3) Write the hypothesis you actually tested
Not what you hoped, but the true bet: If I do X in context Y, outcome Z will happen.

4) Run a 10 minute After Action Review

  • What was supposed to happen.
  • What actually happened.
  • What worked, even a little.
  • What failed, specifically.
  • What will I do differently next time.

5) Convert insight to a rule
Turn the lesson into a checklist item, a trigger, or a constraint you will obey next time.

6) Schedule the next test
Pick a small, safer version and put it on the calendar within 7 days.

Good and bad examples

Bad example 1: Vague post mortem
“I tried a new sales opener. It felt awkward. I guess I am bad at cold calls.”
Result: no change, low confidence.

Good example 1: Specific finding
“I tested an opener that started with a joke. Three calls, two people went silent. When I switched to a value first line that named their role, one booked a follow up.”
Rule: lead with value that ties to the prospect’s role.

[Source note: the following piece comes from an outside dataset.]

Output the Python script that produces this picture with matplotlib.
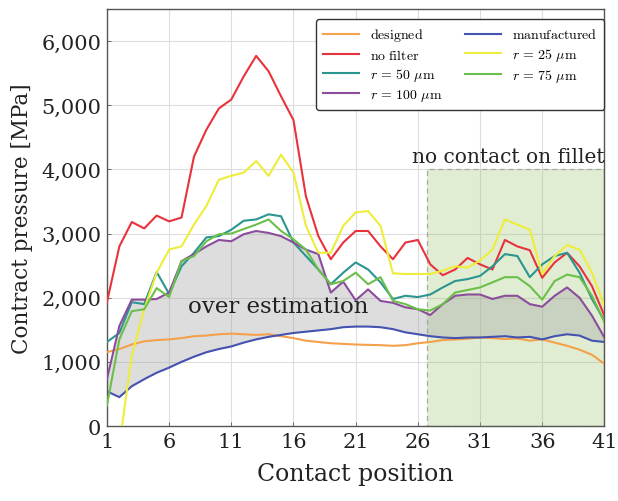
import matplotlib
matplotlib.use("Agg")
import matplotlib.pyplot as plt
import numpy as np
from matplotlib.patches import Rectangle

# contact positions along the flank
position = np.arange(1, 42)

designed = [1150, 1200, 1270, 1320, 1340, 1350, 1370, 1400, 1410, 1430,
            1440, 1430, 1420, 1430, 1400, 1370, 1330, 1310, 1290, 1280,
            1270, 1265, 1260, 1250, 1260, 1290, 1310, 1340, 1350, 1360,
            1380, 1370, 1355, 1365, 1330, 1350, 1300, 1250, 1190, 1110, 970]
manufactured = [540, 450, 620, 730, 830, 910, 1000, 1080, 1150, 1200,
                1240, 1300, 1350, 1390, 1420, 1450, 1470, 1490, 1510, 1540,
                1550, 1550, 1540, 1510, 1460, 1430, 1400, 1380, 1370, 1380,
                1380, 1390, 1400, 1380, 1390, 1350, 1400, 1430, 1410, 1330, 1310]
no_filter = [1930, 2800, 3180, 3080, 3280, 3190, 3250, 4200, 4620, 4950,
             5090, 5450, 5770, 5530, 5140, 4770, 3580, 2960, 2600, 2860,
             3040, 3040, 2800, 2600, 2860, 2900, 2520, 2350, 2440, 2620,
             2520, 2440, 2900, 2800, 2740, 2310, 2550, 2700, 2490, 2180, 1720]
r25 = [-1800, -300, 1100, 1820, 2390, 2750, 2800, 3140, 3430, 3840,
       3900, 3950, 4130, 3900, 4230, 3950, 3120, 2700, 2700, 3120,
       3330, 3350, 3120, 2380, 2370, 2370, 2370, 2420, 2490, 2470,
       2580, 2750, 3220, 3140, 3060, 2370, 2650, 2820, 2750, 2390, 1870]
r50 = [1310, 1450, 1930, 1900, 2400, 2060, 2490, 2700, 2940, 2960,
       3060, 3200, 3220, 3300, 3270, 2860, 2650, 2440, 2210, 2390,
       2550, 2440, 2240, 1980, 2030, 2010, 2050, 2160, 2260, 2290,
       2340, 2490, 2680, 2650, 2320, 2520, 2650, 2700, 2390, 1980, 1640]
r75 = [320, 1350, 1790, 1820, 2150, 2010, 2570, 2650, 2880, 2990,
       3000, 3070, 3140, 3220, 3040, 2910, 2750, 2440, 2210, 2260,
       2390, 2210, 2320, 1950, 1900, 1820, 1800, 1900, 2080, 2120,
       2160, 2240, 2320, 2320, 2180, 1970, 2260, 2360, 2320, 2030, 1620]
r100 = [730, 1560, 1970, 1970, 1980, 2080, 2570, 2680, 2800, 2900,
        2880, 2990, 3040, 3010, 2960, 2860, 2750, 2680, 2080, 2250,
        1960, 2130, 1950, 1920, 1850, 1820, 1730, 1900, 2030, 2050,
        2050, 1980, 2030, 2030, 1900, 1860, 2030, 2160, 2000, 1720, 1380]

xticks = [1, 6, 11, 16, 21, 26, 31, 36, 41]
yticks = [0, 1000, 2000, 3000, 4000, 5000, 6000]
fillet_start = 26.7
fillet_top = 4000

plt.rcParams["mathtext.fontset"] = "cm"
plt.rcParams["font.family"] = "DejaVu Serif"

fig = plt.figure(figsize=(6.18, 5.02), dpi=100)
ax = fig.add_axes([0.173, 0.1494, 0.805, 0.8306])

# region where the tooth has no contact on the fillet
ax.add_patch(Rectangle((fillet_start, 0), 41 - fillet_start, fillet_top,
                       facecolor="#9bc46b", alpha=0.3, edgecolor="none", zorder=1))
ax.add_patch(Rectangle((fillet_start, 0), 41 - fillet_start, fillet_top,
                       facecolor="none", edgecolor="#a8a8a8", linestyle=(0, (4, 3)),
                       linewidth=0.9, zorder=1.5))
ax.text(41, fillet_top + 60, "no contact on fillet", ha="right", va="bottom",
        fontsize=14.5, color="#222222")

# over estimation band between the smoothest filter and the measured flank
ax.fill_between(position, r100, manufactured, color="#a0a0a0", alpha=0.35,
                linewidth=0, zorder=2)
ax.text(14.8, 1870, "over estimation", ha="center", va="center",
        fontsize=16.5, color="#222222", zorder=5)

lw = 1.5
series = [
    (designed, "#f5a04a", r"$\mathrm{designed}$"),
    (no_filter, "#e8323c", r"$\mathrm{no\ filter}$"),
    (r50, "#2b9590", r"$r\,=\,50\ \mu\mathrm{m}$"),
    (r100, "#8c4c9c", r"$r\,=\,100\ \mu\mathrm{m}$"),
    (manufactured, "#4452b0", r"$\mathrm{manufactured}$"),
    (r25, "#eded3a", r"$r\,=\,25\ \mu\mathrm{m}$"),
    (r75, "#6cbf4a", r"$r\,=\,75\ \mu\mathrm{m}$"),
]
for values, color, label in series:
    ax.plot(position, values, color=color, linewidth=lw, label=label, zorder=3)

ax.set_xlim(1, 41)
ax.set_ylim(0, 6500)
ax.set_xticks(xticks)
ax.set_yticks(yticks)
ax.set_yticklabels([f"{v:,}" for v in yticks])
ax.tick_params(direction="in", length=3, width=0.6, color="#555555",
               labelsize=15, labelcolor="#222222", pad=4)
ax.grid(color="#dddddd", linewidth=0.8, zorder=0)
ax.set_axisbelow(True)
for s in ax.spines.values():
    s.set_color("#555555")
    s.set_linewidth(1.0)

ax.set_xlabel("Contact position", fontsize=17, color="#222222", labelpad=8)
ax.set_ylabel("Contract pressure [MPa]", fontsize=15.5, color="#222222", labelpad=6)

leg = ax.legend(ncol=2, loc="upper right", bbox_to_anchor=(1.0, 0.975),
                fontsize=10, frameon=True, fancybox=True, edgecolor="#333333",
                framealpha=1, borderaxespad=0.0, handlelength=2.6,
                columnspacing=1.6, labelspacing=0.3, borderpad=0.5)
leg.get_frame().set_linewidth(1.0)

fig.savefig("out.png", dpi=100)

Bad example 2: Blame the audience
“The team just did not get it.”
Result: learned helplessness.

Good example 2: Improve the interface
“People were confused during the demo at the data permissions step. I added a one minute visual walkthrough and a confirmation line before proceeding. Confusion dropped.”
Rule: insert a visual and a confirmation prompt at each permission step.

Bad example 3: Overcorrect
“One recipe burned, so I will never bake again.”
Result: skill dies.

Good example 3: Calibrated adjustment
“Oven runs hot by 15 degrees. Lowered temperature and moved the tray to the middle. Texture improved.”
Rule: measure heat variance before first bake.

Ensuring the lesson sticks

Make it visible
Put the new rule into a checklist, template, or script you actually use.

Make it accountable
Tell a teammate or friend the specific change you will test next and by when.

Make it measurable
Define a small metric that would prove improvement: response rate, error count, time to complete, customer clarity score.

Make it rehearseable
If the skill is physical or conversational, practice three short reps today. Reps right after a failure encode the fix.

Make it portable
Ask, where else does this rule apply. Extend winners to other contexts.

Reflection prompts that move learning forward

  • What part of the attempt went better than expected.
  • What was the earliest signal that trouble was coming.
  • What one tweak would have prevented 80 percent of the pain.
  • What constraint will I respect next time.
  • What small win can I collect in the next 48 hours.

Team version

  • Use a blameless yet responsible review: focus on systems, not shame.
  • Capture changes in the shared playbook or standard operating procedure.
  • Assign a single owner for each change with a due date.
  • Debrief customers or stakeholders with clarity: what happened, what changed, how you will verify.

Red flags that mean you are not learning

  • The story is all about luck, haters, or fate.
  • The improvement you chose is not on your calendar.
  • Metrics are missing or too fuzzy to guide behavior.
  • You are planning a bigger attempt rather than a smaller, safer retest.

A one page template

Context:
What I tried, where, and when.

Hypothesis:
If I do X in context Y, outcome Z will happen.

Observations:
What I saw, heard, and measured.

Root cause guess:
Two or three specific factors.

Rule or checklist change:
Write it as an instruction you can follow.

Next test:
Smaller scope, scheduled time, success metric.

Closing

Trying something new and failing is the cleanest path to mastery when you treat it like an experiment. Regulate your state, write what happened, extract one rule, and retest quickly. Do this a dozen times and you will have a personal playbook that turns failure into a repeatable advantage.